先だっての「宅買い」の品の中に「日本航空燃料史・嘉納吉彦 1956刊」というのがあった。小生の興味をそそるもので、早速目を通した。 技術者の書いたほぼ専門的な本で数字数式やグラフ、化学物質の名前が詰め込まれていてちょっと手古摺ったけれども、内容は大変面白かった。
普段なにげなく使っているガソリンもタダ重油から抽出しただけではなく、今のガソリン機関がうまく回転し力が安定して出るように色々な添加剤が入っていることは漠然と知っていて、いわゆる「ハイオク」という種類があることは常識なのだが ではその添加物が何であるかまでは考えない。 地上で、水平移動に使用されることしか想定されていない自動車用の燃料でこのような「加工」がされるなら、航空機とあれば条件はもっと過酷。輸送機・旅客機なら少なくとも逆さまになる巴返り等は想定されなくとも、相手が戦闘機となるとまるで条件が違ってくるであろうことは(普段は考えないだろうが)想像できる。気温だけでも地上のー15~45度、高空ではマイナスの25~35度。回転数も戦闘状態では一気にアイドリングの7・8倍、しかも天地がひっくり返ってもきちんと作動しなければならない。
馬力を稼ぐために多気筒になり、星形になって燃料もだが潤滑油の配分にも大きな難題がある。

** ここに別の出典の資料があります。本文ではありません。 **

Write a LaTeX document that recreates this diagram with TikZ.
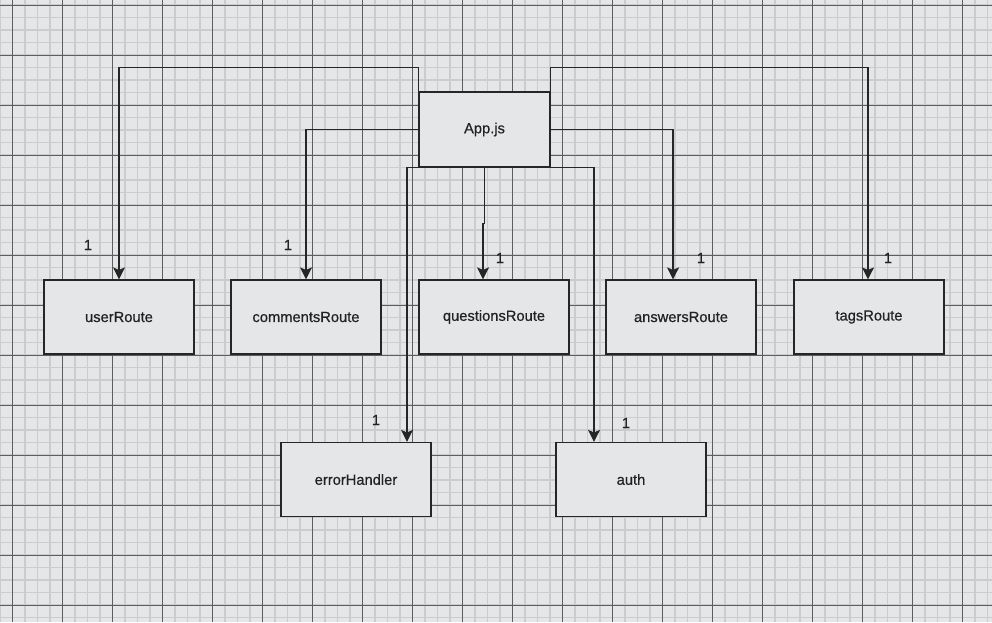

こういう記述がある「大豆油を加水分解して亜硫酸ガスと白土を触媒として290度だ融合し、モリブデン系触媒を用い、100㎏/cm3、300~、その子尾を350°Cの下に分解水素添加して高級炭化水素油とし、圧減蒸留して航空潤滑油を約30%の収率で得る方法を完成し、陸軍用として工業化した」
全篇こんな感じの本だが、この本でわかることは触媒や添加に使う材料のほとんどが外国に頼っていた、陸軍と海軍の仕様や要求の違いと無理強い、そして開戦後の原油の入手不足。
これらはすべて開戦以前にわかっていたことである。松根を掘ったり、石炭油化にはっぱをかけたり(ドイツではズット以前から研究を続けていた、しかし今日に至るまでまだ成功していない)すでにすべてが「遅い・資金不足」で残るは精神論。 勝てるはずはない。
戦後、紫電改や四式・疾風をUSに持っていって性能試験をしたら日本でよりズット高性能を発揮したことは知られている。それは燃料と滑油の性能が高く良かった結果であり、いかに日本の工業生産技術が貧弱であったかの証明の一コマである。
で いつもの様に では「ナゼ!戦争を止められなかった」のだろう、という話になります。
実は これは「過去」の話ではないのであって、今現在も事情は殆ど変わっておらず、果たして「国民」を守ってくれるかどうか大変疑わしいことを知っておかなければならない。大手のマスコミは決して書かない。